The Rising Chinese Threat (Part 2 In A Series): Cyber-Crimes

China has long been known to be involved in state sponsored theft of technology secrets from companies around the world, attempting to make up for its technology gaps in consumer and other products by stealing information from companies around the globe. This has been a concern of both Democratic and Republican Administrations going back at least to the Clinton Administration.

Most recently, as discussed in the first of this series, China has become much more aggressive.  In today’s commentary, we talk about Chinese aggression through state-sponsored global hacking campaign.

Last week, the United States and a broad coalition accused China of an organized campaign of hacking that included a large Microsoft attack disclosed earlier this year to hackers working on behalf of the Chinese government. The United States was joined by NATO, the European Union, Britain, Canada, Australia, New Zealand and Japan in leveling the allegations.Microsoft had previously blamed China for the attack on its Exchange system. Cybersecurity experts were shaken by the scale and volume of the incident, totaling thousands of potential U.S. victims. 

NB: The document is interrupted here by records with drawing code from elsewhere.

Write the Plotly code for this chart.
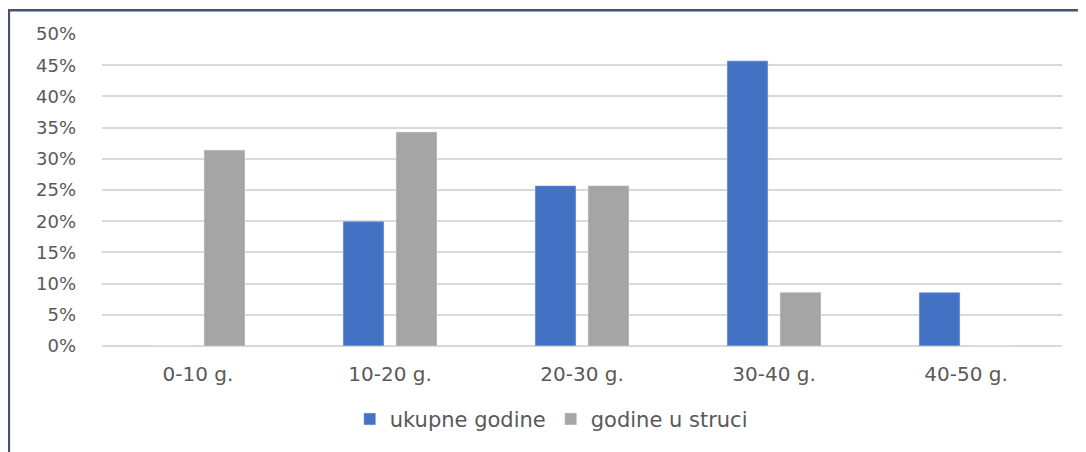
import plotly.graph_objects as go

categories = ["0-10 g.", "10-20 g.", "20-30 g.", "30-40 g.", "40-50 g."]
ukupne_godine = [0, 0.20, 0.257, 0.457, 0.086]
godine_u_struci = [0.314, 0.343, 0.257, 0.086, 0]
y_ticks = [0, 0.05, 0.10, 0.15, 0.20, 0.25, 0.30, 0.35, 0.40, 0.45, 0.50]

fig = go.Figure()
fig.add_trace(go.Bar(
    x=categories,
    y=ukupne_godine,
    name="ukupne godine",
    marker=dict(color="#4472C4"),
))
fig.add_trace(go.Bar(
    x=categories,
    y=godine_u_struci,
    name="godine u struci",
    marker=dict(color="#A5A5A5"),
))

# the page body adds an 8px margin, so the figure is a bit smaller
fig.update_layout(
    width=1078,
    height=444,
    margin=dict(l=94, r=24, t=26, b=98),
    paper_bgcolor="white",
    plot_bgcolor="white",
    font=dict(family="DejaVu Sans", size=18, color="#595959"),
    barmode="group",
    bargap=0.448,
    bargroupgap=0.226,
    showlegend=True,
    legend=dict(
        orientation="h",
        x=0.468,
        xanchor="center",
        y=-0.235,
        yanchor="middle",
        font=dict(size=21, color="#595959"),
        traceorder="normal",
    ),
)

fig.update_xaxes(
    showgrid=False,
    showline=False,
    ticks="",
    tickfont=dict(size=20),
    ticklabelstandoff=14,
)
fig.update_yaxes(
    range=[0, 0.5],
    tickvals=y_ticks,
    tickformat=".0%",
    showgrid=True,
    gridcolor="#D9D9D9",
    gridwidth=1.5,
    zeroline=True,
    zerolinecolor="#D9D9D9",
    zerolinewidth=1.5,
    ticks="",
    tickfont=dict(size=18),
    ticklabelstandoff=25,
)

# chart border (cropped at right and bottom in the reference)
fig.add_shape(
    type="rect",
    xref="paper", yref="paper",
    x0=-0.097, x1=1.1, y0=-0.4, y1=1.076,
    line=dict(color="#44546A", width=2.5),
    fillcolor="rgba(0,0,0,0)",
    layer="above",
)

fig.write_html("out.html")
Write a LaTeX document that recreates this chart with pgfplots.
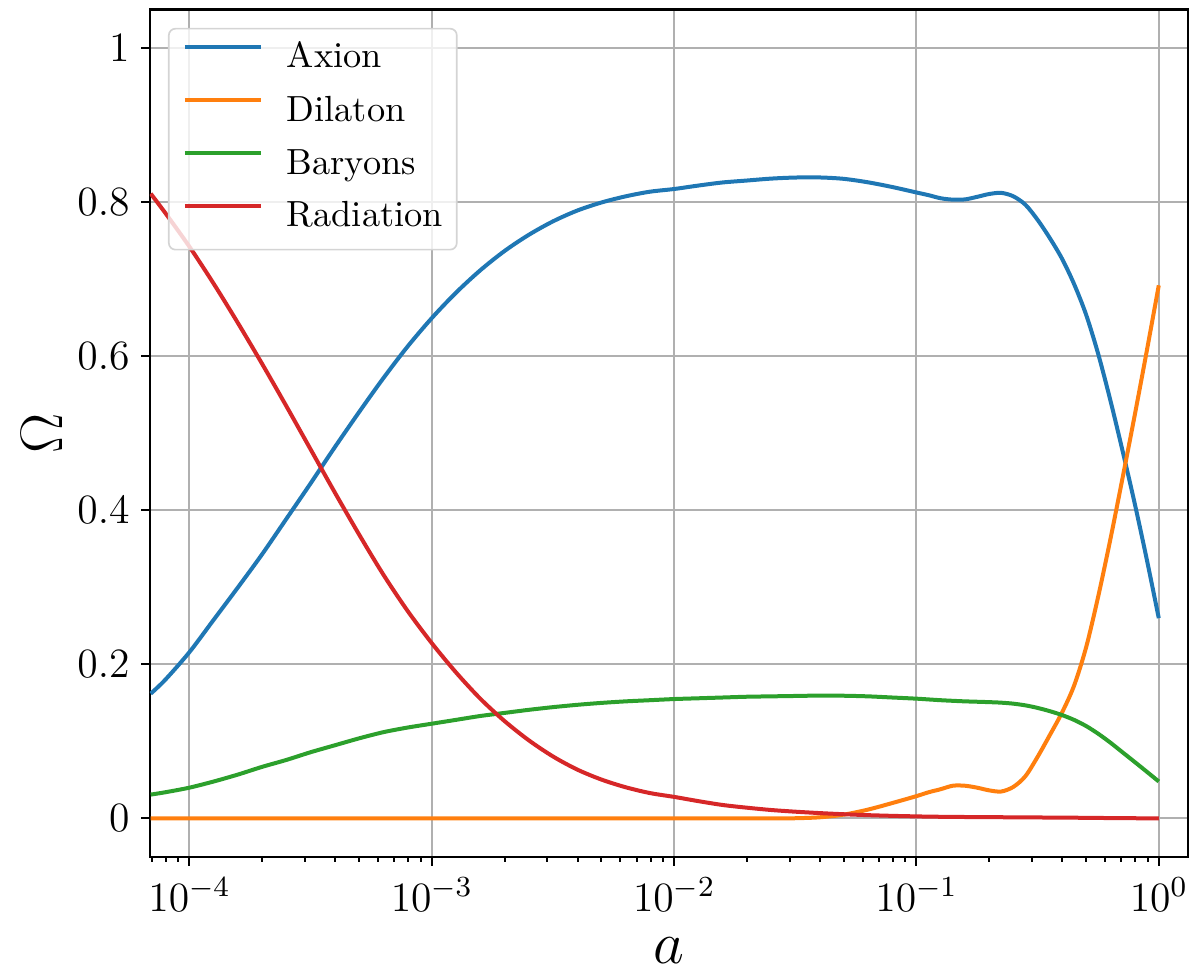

In G7 and NATO summit meetings earlier this summer, leaders of those groups accused China of posing systemic challenges to the world order. 

Japanese Minister of Defense Nobuo Kishi also recently warned of the growing collaboration between the Chinese and Russian governments. That cooperation could mean a fresh surge in state sponsored hacking, theft and corruption which would threaten national security and international stability.

There can be no doubt that a China that already has been engaged in industrial espionage and systematic theft for decades, is now aggressively expanding its campaign of attacks on other country’s infrastructure. More, China’s leaders do not seem to care that they are seen as threats to international law.

In a July speech from Tiananmen Square, site of the massacre of protesters by the Chinese government and Communist Party, Chinese President Xi Jinping spoke to the world in an increasingly antagonistic tone. President Xi laid out plans for a new international order, led by China and said that any foreign force that would attempt to bully the Chinese people, the president said, would “have their heads bashed bloody.”  

For years, US policy has been one of trying to engage China and expand economic ties, on the theory that a prosperous China would turn toward democracy and personal freedom. Unfortunately, time has proven that a prosperous China only means that they have more resources to expand their lust for power beyond their borders.

The United States must develop a policy of how to counter threats from China, Russia and others who attack our economy, put our infrastructure out of commission (such as the recent attack on a key oil pipeline on the east coast) and threaten other nations in ways that do not involve the military but are just as much an attack as if they did. In a modern world, where governments attack others through electronic means, we must develop a way to respond effectively and to hold accountable the power hungry dictators who threaten the whole world order.

 Communism is evil and China is dangerous.